The great Southern Presbyterian theologian Robert Lewis Dabney has been mentioned a number of times on this site. It is a very telling indication of our times that such a visionary man is so little known, and usually slandered when mentioned at all. You can find the entire collection of his written works at the Dabney Archive, all of which are well worth reading. However, such a massive undertaking can be a bit overwhelming, and so on Sundays I have begun posting bite-sized excerpts from Dabney’s works with perhaps a little bit of my own commentary. This will be done in hopes of promoting wider readership for this great man. You can find links to all the previous “Dabney on Sunday” posts at the bottom of this post.
The following excerpt is taken from an article Dabney wrote for the Presbyterial Critic, published in July 1855 and entitled “The Gospel Idea of Preaching.”
These principles cut up by the roots the whole fashion of “preaching up the times,” as it was quaintly called by our Scots forefathers. If the preacher’s business is the redemption of the soul, and his instrument is the Bible truth, it is plain that he has no business in the pulpit with Nebraska bills, Abolitionism, politics, Eastern questions, and all the farrago of subjects with which infidel ministers of Christianity essay to eke out, as they pose, the deficient interest and power of the message of salvation. The preacher’s business in the pulpit is to make Christians, and not to make free-soilers, Maine-law-men, statesmen, historians, or social philosophers. His message from the pulpit is that which God has put into his mouth, and nothing else. The question may be asked: “Are Bible principles never to be applied, then, to the correction of the social evils of the day by those who are the appointed expounders of the Bible?” So as God so applies them in the Bible, yes; but no farther. Let the preacher take the application of the principles, as well as the principles applied, from the word of God; let him take, not only his starting position but his whole topics, from God’s word, and he will be in no danger of incurring that sarcasm, as biting as it is just, directed against those who “take their texts from the Bible, and their sermons from the newspapers.” Many preachers seem to think that if it is a scriptural principle which they use, it matters not how unscriptural or extra-scriptural is the use which they make of it. They forget that it does not follow, because a man has drawn his weapon from the king’s armory, that therefore he is fighting the king’s battle; soldiers have sometimes used the sovereign’s arms to fight duels with each other. It may be asked again: “Is the preacher to forego and disuse all that influence for social good which his Christian intelligence gives him? Has he ceased to be a citizen and a patriot because he has become a minister?” No. But when he appears in the pulpit he appears not as a citizen but as God’s herald. Here is a very simple and obvious distinction much neglected. The other channels of patriotic influence are open to him which other citizens use, so far as he may use them without prejudice to his main calling.

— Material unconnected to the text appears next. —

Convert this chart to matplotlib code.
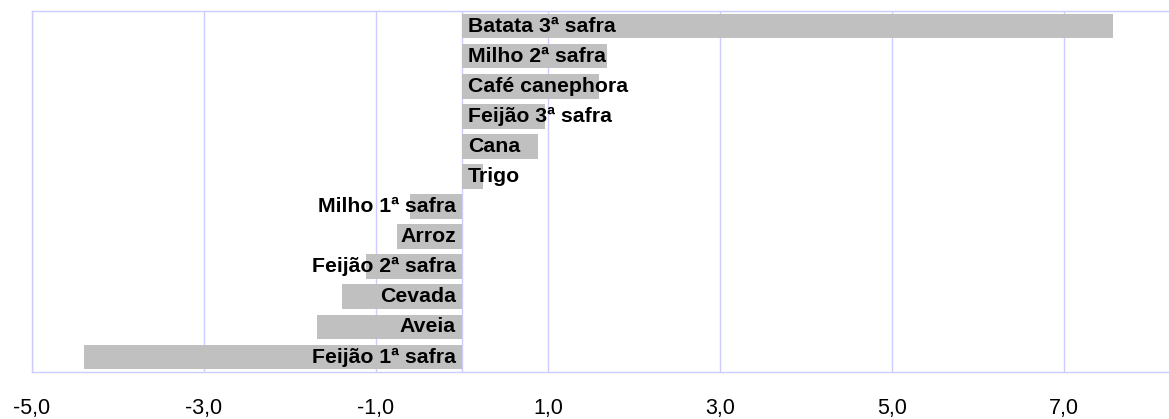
import numpy as np
import matplotlib.pyplot as plt
from matplotlib.ticker import FixedLocator, FuncFormatter

plt.rcParams['font.family'] = ['Liberation Sans', 'DejaVu Sans']

culturas = ['Batata 3ª safra', 'Milho 2ª safra', 'Café canephora', 'Feijão 3ª safra',
            'Cana', 'Trigo', 'Milho 1ª safra', 'Arroz', 'Feijão 2ª safra',
            'Cevada', 'Aveia', 'Feijão 1ª safra']
variacao = [7.57, 1.69, 1.59, 0.97, 0.89, 0.25, -0.60, -0.75, -1.11, -1.40, -1.69, -4.40]
ticks = [-5, -3, -1, 1, 3, 5, 7]

lilas = '#ccccff'

fig = plt.figure(figsize=(11.69, 4.19), dpi=100)
ax = fig.add_axes([32/1169, 1 - 372/419, 1 - 32/1169 + 0.002, (372 - 11)/419])

y = np.arange(len(culturas))
ax.barh(y, variacao, height=0.82, color='#c0c0c0', zorder=2)

ax.set_xlim(-5, 8.25)
ax.set_ylim(len(culturas) - 0.5, -0.5)

ax.xaxis.set_major_locator(FixedLocator(ticks))
ax.xaxis.set_major_formatter(FuncFormatter(lambda v, p: ('%.1f' % v).replace('.', ',')))
ax.tick_params(axis='x', length=0, pad=19, labelsize=15.5)
ax.set_yticks([])
ax.grid(axis='x', color=lilas, lw=1, zorder=1)
ax.axvline(0, color=lilas, lw=1, zorder=1)
for s in ax.spines.values():
    s.set_color(lilas)
    s.set_linewidth(1)

dx = 0.07
for i, (nome, v) in enumerate(zip(culturas, variacao)):
    if v >= 0:
        ax.text(dx, i, nome, ha='left', va='center', fontsize=15.3,
                fontweight='bold', zorder=3)
    else:
        ax.text(-dx, i, nome, ha='right', va='center', fontsize=15.3,
                fontweight='bold', zorder=3)

fig.savefig('out.png', dpi=100)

From the scriptural idea of the preacher’s work we may learn what is the true nature of that spirit in the minister which thinks it necessary to take a more ample range in preaching than simply showing the people what the Bible means. How many are there who would shrink back with dread from what they consider so confined a walk of ministerial labor. “There is not interest enough! There is not variety enough! The preacher would not have elbow-room enough to display his mental powers! It is too plodding and simple a business for the theological philosopher! There would not be mental pabulum enough to feed the intellects of well-informed hearers!” And so, in some latitudes, we have, as a supplement to the leanness of the gospel, metaphysical discussions of the psychology of religion, analytic dissections of the religious actings of the human soul. In others we have grandiloquent expositions of the moral system of the universe. In others, scholastic discussions of heads of divinity, splitting up “the bare bones of orthodoxy” into splinters as angular and dry as the gravel of the desert. Now what is all this but unbelief? Or else it is unbelief combined with ignorance of those treasures of heavenly wisdom which the word of God contains. God puts his sword into the minister’s hand, and tells him that with this he shall conquer. He distrusts it, and endeavors to add something more trenchant. God tells him, “take this die and press it on the human soul; the result shall be the lovely image of God.” He insists on re-carving it before he will apply it. God says, in his infinite wisdom, “these are the truths which are quick and powerful, and sharper than any two-edged sword, piercing even to the dividing asunder of soul and spirit, and of the joints and marrow; and which are discerners of the thoughts and intents of the heart.” “No,” says the unbelieving servant, “they are dull; I can devise truths more piercing.” This is the spirit of infidelity, and such preaching breeds infidelity. Such men are wholly unfit to do the work of that God who “hath chosen the foolish things of the world to confound the wise, and the weak things of the world to confound the things which are mighty, and base things of the world and things which are despised, yea, and things which are not to bring to naught things that are.”